## ROWS

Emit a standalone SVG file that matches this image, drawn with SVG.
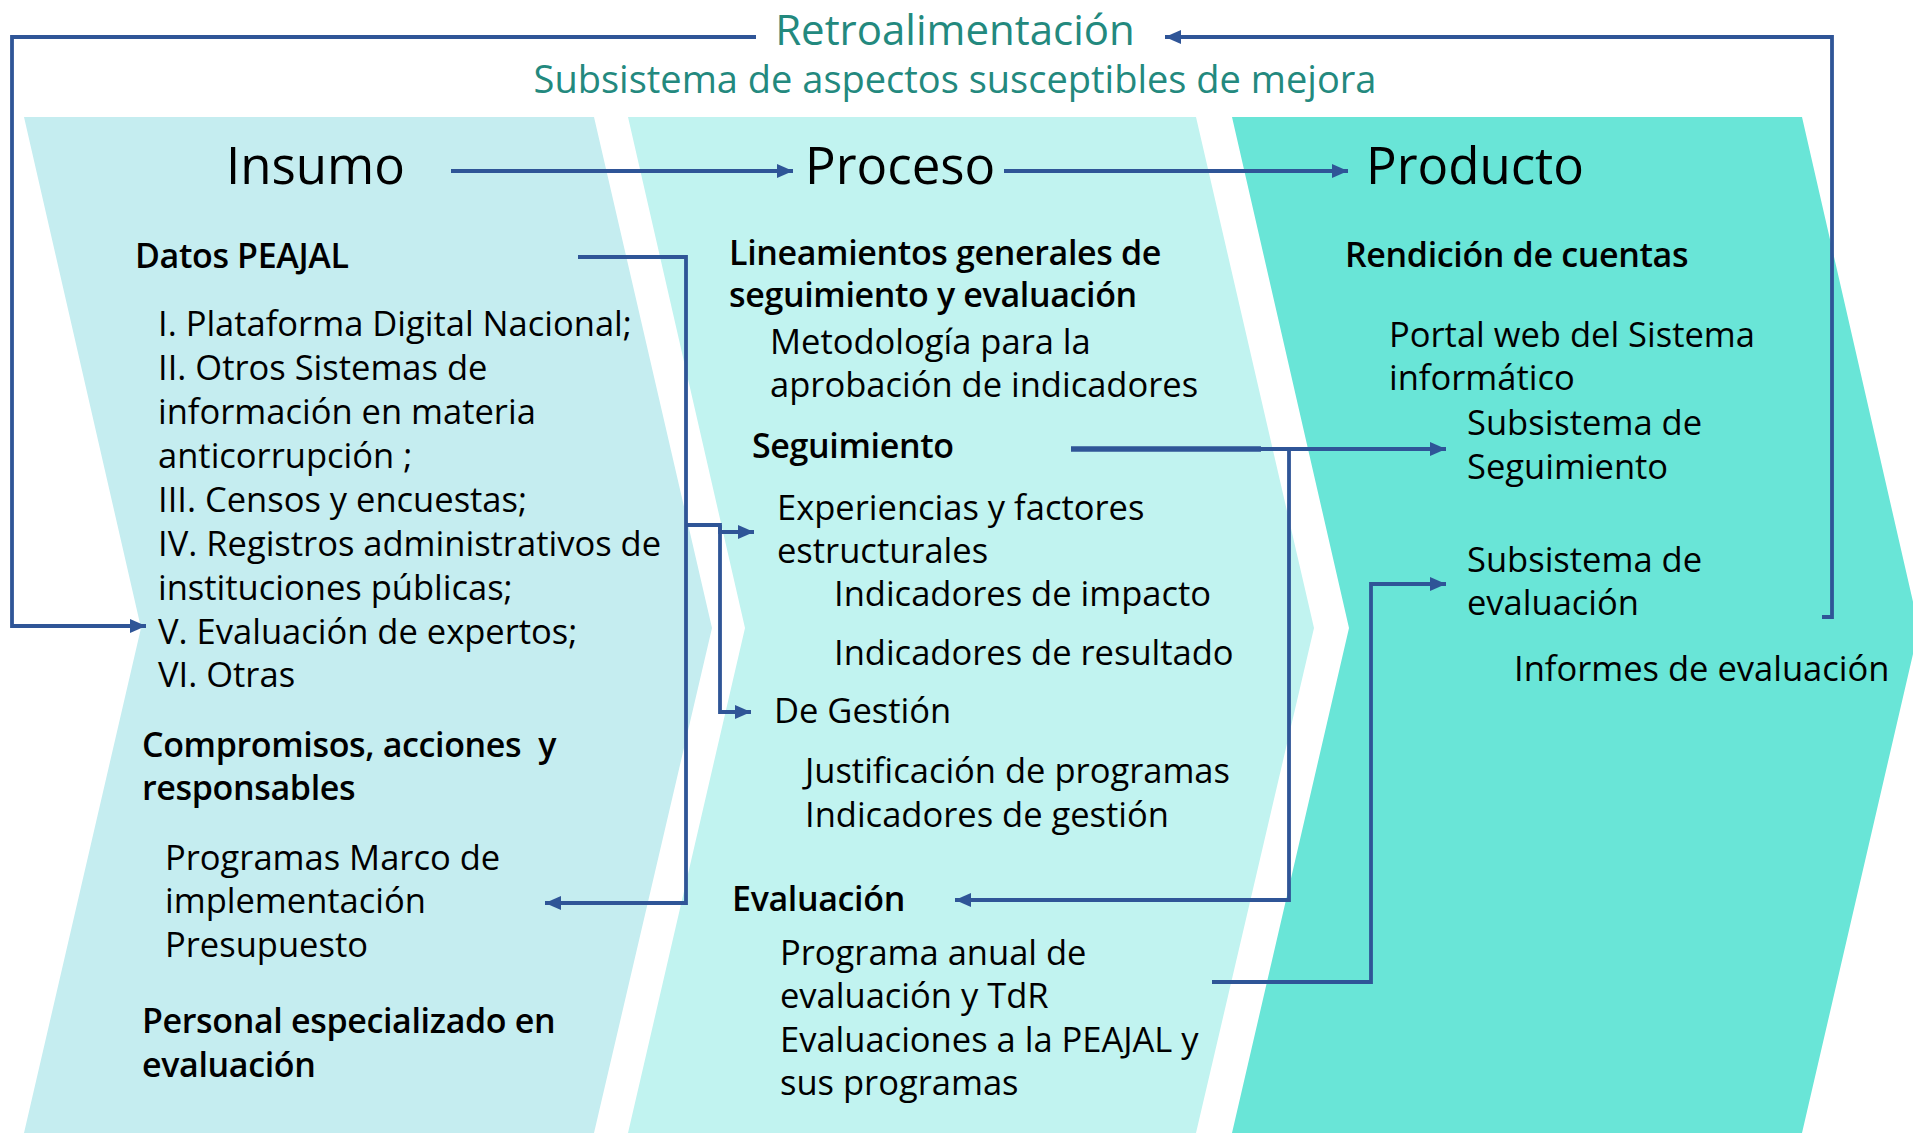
<svg xmlns="http://www.w3.org/2000/svg" width="1913" height="1133" viewBox="0 0 1913 1133">
<defs>
<marker id="ah" markerUnits="userSpaceOnUse" markerWidth="18" markerHeight="16" viewBox="0 0 18 16" refX="17" refY="8" orient="auto">
<path d="M1,1 L17,8 L1,15 Z" fill="#2F5597"/>
</marker>
<style>
.t{font-family:"Open Sans","Noto Sans","Liberation Sans",sans-serif;fill:#000}
.b{font-size:34.5px}
.h{font-size:34px;font-weight:600;letter-spacing:-0.35px}
.ttl{font-size:51px}
.teal{fill:#23897E;font-family:"Open Sans","Noto Sans","Liberation Sans",sans-serif}
.c{fill:none;stroke:#2F5597;stroke-width:3.8}
</style>
</defs>
<rect width="1913" height="1133" fill="#FFFFFF"/>
<g id="chevron-insumo">
<polygon points="24,117 594,117 712,628 594,1133 24,1133 141,628" fill="#C5EDF0"/>
</g>
<g id="chevron-proceso">
<polygon points="628,117 1196,117 1314,628 1196,1133 628,1133 745,628" fill="#C1F3F0"/>
</g>
<g id="chevron-producto">
<polygon points="1232,117 1802,117 1919,628 1802,1133 1232,1133 1349,628" fill="#69E5D7"/>
</g>
<g id="header">
<text class="teal" x="955" y="45" font-size="42" font-weight="500" text-anchor="middle">Retroalimentación</text>
<text class="teal" x="955" y="93" font-size="38" text-anchor="middle">Subsistema de aspectos susceptibles de mejora</text>
</g>
<g id="titles">
<text class="t ttl" x="226" y="184">Insumo</text>
<text class="t ttl" x="805" y="184">Proceso</text>
<text class="t ttl" x="1366" y="184">Producto</text>
</g>
<g id="node-datos">
<text class="t h" x="135" y="268">Datos PEAJAL</text>
<text class="t b" x="158" y="336">I. Plataforma Digital Nacional;</text>
<text class="t b" x="158" y="380">II. Otros Sistemas de</text>
<text class="t b" x="158" y="424">información en materia</text>
<text class="t b" x="158" y="468">anticorrupción ;</text>
<text class="t b" x="158" y="512">III. Censos y encuestas;</text>
<text class="t b" x="158" y="556">IV. Registros administrativos de</text>
<text class="t b" x="158" y="600">instituciones públicas;</text>
<text class="t b" x="158" y="644">V. Evaluación de expertos;</text>
<text class="t b" x="158" y="687">VI. Otras</text>
</g>
<g id="node-compromisos">
<text class="t h" x="142" y="757" style="white-space:pre">Compromisos, acciones  y</text>
<text class="t h" x="142" y="800">responsables</text>
<text class="t b" x="165" y="870">Programas Marco de</text>
<text class="t b" x="165" y="913">implementación</text>
<text class="t b" x="165" y="957">Presupuesto</text>
</g>
<g id="node-personal">
<text class="t h" x="142" y="1033">Personal especializado en</text>
<text class="t h" x="142" y="1077">evaluación</text>
</g>
<g id="node-lineamientos">
<text class="t h" x="729" y="265">Lineamientos generales de</text>
<text class="t h" x="729" y="307">seguimiento y evaluación</text>
<text class="t b" x="770" y="354">Metodología para la</text>
<text class="t b" x="770" y="397">aprobación de indicadores</text>
</g>
<g id="node-seguimiento">
<text class="t h" x="752" y="458">Seguimiento</text>
</g>
<g id="node-experiencias">
<text class="t b" x="777" y="520">Experiencias y factores</text>
<text class="t b" x="777" y="563">estructurales</text>
<text class="t b" x="834" y="606">Indicadores de impacto</text>
<text class="t b" x="834" y="665">Indicadores de resultado</text>
</g>
<g id="node-gestion">
<text class="t b" x="774" y="723">De Gestión</text>
<text class="t b" x="805" y="783">Justificación de programas</text>
<text class="t b" x="805" y="827">Indicadores de gestión</text>
</g>
<g id="node-evaluacion">
<text class="t h" x="732" y="911">Evaluación</text>
<text class="t b" x="780" y="965">Programa anual de</text>
<text class="t b" x="780" y="1008">evaluación y TdR</text>
<text class="t b" x="780" y="1052">Evaluaciones a la PEAJAL y</text>
<text class="t b" x="780" y="1095">sus programas</text>
</g>
<g id="node-rendicion">
<text class="t h" x="1345" y="267">Rendición de cuentas</text>
<text class="t b" x="1389" y="347">Portal web del Sistema</text>
<text class="t b" x="1389" y="390">informático</text>
</g>
<g id="node-sub-seguimiento">
<text class="t b" x="1467" y="435">Subsistema de</text>
<text class="t b" x="1467" y="479">Seguimiento</text>
</g>
<g id="node-sub-evaluacion">
<text class="t b" x="1467" y="572">Subsistema de</text>
<text class="t b" x="1467" y="615">evaluación</text>
<text class="t b" x="1514" y="681">Informes de evaluación</text>
</g>
<g id="connectors">
<polyline class="c" points="756,37 12,37 12,626 146,626" marker-end="url(#ah)"/>
<polyline class="c" points="1822,617 1832,617 1832,37 1165,37" marker-end="url(#ah)"/>
<line class="c" x1="451" y1="171" x2="793" y2="171" marker-end="url(#ah)"/>
<line class="c" x1="1004" y1="171" x2="1348" y2="171" marker-end="url(#ah)"/>
<polyline class="c" points="578,257 686,257 686,903 545,903" marker-end="url(#ah)"/>
<polyline class="c" points="686,525 720,525 720,532 754,532" marker-end="url(#ah)"/>
<polyline class="c" points="720,525 720,712 751,712" marker-end="url(#ah)"/>
<line class="c" x1="1071" y1="449" x2="1446" y2="449" marker-end="url(#ah)"/>
<line x1="1071" y1="449" x2="1261" y2="449" stroke="#2F5597" stroke-width="5.5"/>
<polyline class="c" points="1289,449 1289,900 955,900" marker-end="url(#ah)"/>
<polyline class="c" points="1212,982 1371,982 1371,584 1446,584" marker-end="url(#ah)"/>
</g>
</svg>
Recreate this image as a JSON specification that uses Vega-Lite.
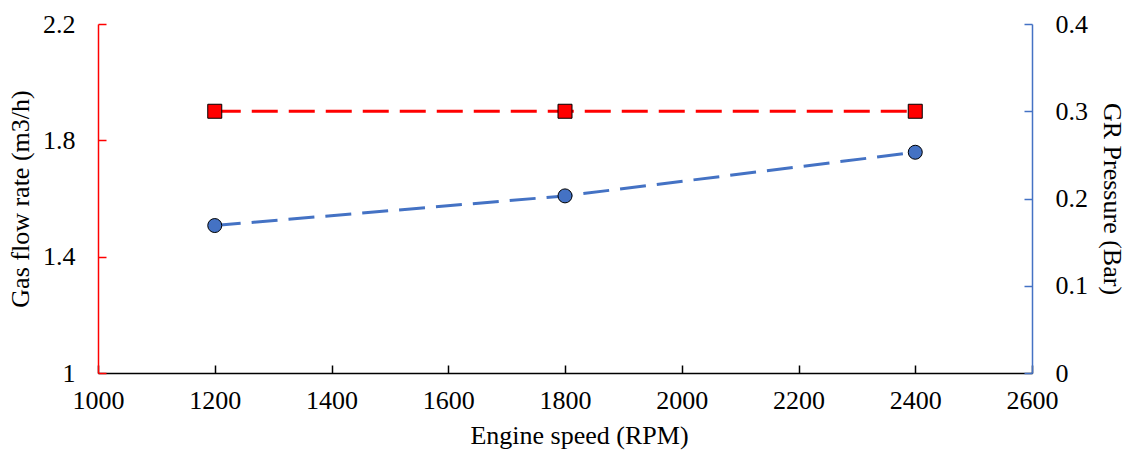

## PROBLEM DESCRIPTION
Reproduce the listing word for word and omit its pictures.

## RIGHT ANSWER
Emit a standalone SVG file that matches this image, drawn with SVG.
<svg xmlns="http://www.w3.org/2000/svg" width="1913" height="1133" viewBox="0 0 1913 1133">
<defs>
<marker id="ah" markerUnits="userSpaceOnUse" markerWidth="18" markerHeight="16" viewBox="0 0 18 16" refX="17" refY="8" orient="auto">
<path d="M1,1 L17,8 L1,15 Z" fill="#2F5597"/>
</marker>
<style>
.t{font-family:"Open Sans","Noto Sans","Liberation Sans",sans-serif;fill:#000}
.b{font-size:34.5px}
.h{font-size:34px;font-weight:600;letter-spacing:-0.35px}
.ttl{font-size:51px}
.teal{fill:#23897E;font-family:"Open Sans","Noto Sans","Liberation Sans",sans-serif}
.c{fill:none;stroke:#2F5597;stroke-width:3.8}
</style>
</defs>
<rect width="1913" height="1133" fill="#FFFFFF"/>
<g id="chevron-insumo">
<polygon points="24,117 594,117 712,628 594,1133 24,1133 141,628" fill="#C5EDF0"/>
</g>
<g id="chevron-proceso">
<polygon points="628,117 1196,117 1314,628 1196,1133 628,1133 745,628" fill="#C1F3F0"/>
</g>
<g id="chevron-producto">
<polygon points="1232,117 1802,117 1919,628 1802,1133 1232,1133 1349,628" fill="#69E5D7"/>
</g>
<g id="header">
<text class="teal" x="955" y="45" font-size="42" font-weight="500" text-anchor="middle">Retroalimentación</text>
<text class="teal" x="955" y="93" font-size="38" text-anchor="middle">Subsistema de aspectos susceptibles de mejora</text>
</g>
<g id="titles">
<text class="t ttl" x="226" y="184">Insumo</text>
<text class="t ttl" x="805" y="184">Proceso</text>
<text class="t ttl" x="1366" y="184">Producto</text>
</g>
<g id="node-datos">
<text class="t h" x="135" y="268">Datos PEAJAL</text>
<text class="t b" x="158" y="336">I. Plataforma Digital Nacional;</text>
<text class="t b" x="158" y="380">II. Otros Sistemas de</text>
<text class="t b" x="158" y="424">información en materia</text>
<text class="t b" x="158" y="468">anticorrupción ;</text>
<text class="t b" x="158" y="512">III. Censos y encuestas;</text>
<text class="t b" x="158" y="556">IV. Registros administrativos de</text>
<text class="t b" x="158" y="600">instituciones públicas;</text>
<text class="t b" x="158" y="644">V. Evaluación de expertos;</text>
<text class="t b" x="158" y="687">VI. Otras</text>
</g>
<g id="node-compromisos">
<text class="t h" x="142" y="757" style="white-space:pre">Compromisos, acciones  y</text>
<text class="t h" x="142" y="800">responsables</text>
<text class="t b" x="165" y="870">Programas Marco de</text>
<text class="t b" x="165" y="913">implementación</text>
<text class="t b" x="165" y="957">Presupuesto</text>
</g>
<g id="node-personal">
<text class="t h" x="142" y="1033">Personal especializado en</text>
<text class="t h" x="142" y="1077">evaluación</text>
</g>
<g id="node-lineamientos">
<text class="t h" x="729" y="265">Lineamientos generales de</text>
<text class="t h" x="729" y="307">seguimiento y evaluación</text>
<text class="t b" x="770" y="354">Metodología para la</text>
<text class="t b" x="770" y="397">aprobación de indicadores</text>
</g>
<g id="node-seguimiento">
<text class="t h" x="752" y="458">Seguimiento</text>
</g>
<g id="node-experiencias">
<text class="t b" x="777" y="520">Experiencias y factores</text>
<text class="t b" x="777" y="563">estructurales</text>
<text class="t b" x="834" y="606">Indicadores de impacto</text>
<text class="t b" x="834" y="665">Indicadores de resultado</text>
</g>
<g id="node-gestion">
<text class="t b" x="774" y="723">De Gestión</text>
<text class="t b" x="805" y="783">Justificación de programas</text>
<text class="t b" x="805" y="827">Indicadores de gestión</text>
</g>
<g id="node-evaluacion">
<text class="t h" x="732" y="911">Evaluación</text>
<text class="t b" x="780" y="965">Programa anual de</text>
<text class="t b" x="780" y="1008">evaluación y TdR</text>
<text class="t b" x="780" y="1052">Evaluaciones a la PEAJAL y</text>
<text class="t b" x="780" y="1095">sus programas</text>
</g>
<g id="node-rendicion">
<text class="t h" x="1345" y="267">Rendición de cuentas</text>
<text class="t b" x="1389" y="347">Portal web del Sistema</text>
<text class="t b" x="1389" y="390">informático</text>
</g>
<g id="node-sub-seguimiento">
<text class="t b" x="1467" y="435">Subsistema de</text>
<text class="t b" x="1467" y="479">Seguimiento</text>
</g>
<g id="node-sub-evaluacion">
<text class="t b" x="1467" y="572">Subsistema de</text>
<text class="t b" x="1467" y="615">evaluación</text>
<text class="t b" x="1514" y="681">Informes de evaluación</text>
</g>
<g id="connectors">
<polyline class="c" points="756,37 12,37 12,626 146,626" marker-end="url(#ah)"/>
<polyline class="c" points="1822,617 1832,617 1832,37 1165,37" marker-end="url(#ah)"/>
<line class="c" x1="451" y1="171" x2="793" y2="171" marker-end="url(#ah)"/>
<line class="c" x1="1004" y1="171" x2="1348" y2="171" marker-end="url(#ah)"/>
<polyline class="c" points="578,257 686,257 686,903 545,903" marker-end="url(#ah)"/>
<polyline class="c" points="686,525 720,525 720,532 754,532" marker-end="url(#ah)"/>
<polyline class="c" points="720,525 720,712 751,712" marker-end="url(#ah)"/>
<line class="c" x1="1071" y1="449" x2="1446" y2="449" marker-end="url(#ah)"/>
<line x1="1071" y1="449" x2="1261" y2="449" stroke="#2F5597" stroke-width="5.5"/>
<polyline class="c" points="1289,449 1289,900 955,900" marker-end="url(#ah)"/>
<polyline class="c" points="1212,982 1371,982 1371,584 1446,584" marker-end="url(#ah)"/>
</g>
</svg>
Recreate this image as a JSON specification that uses Vega-Lite.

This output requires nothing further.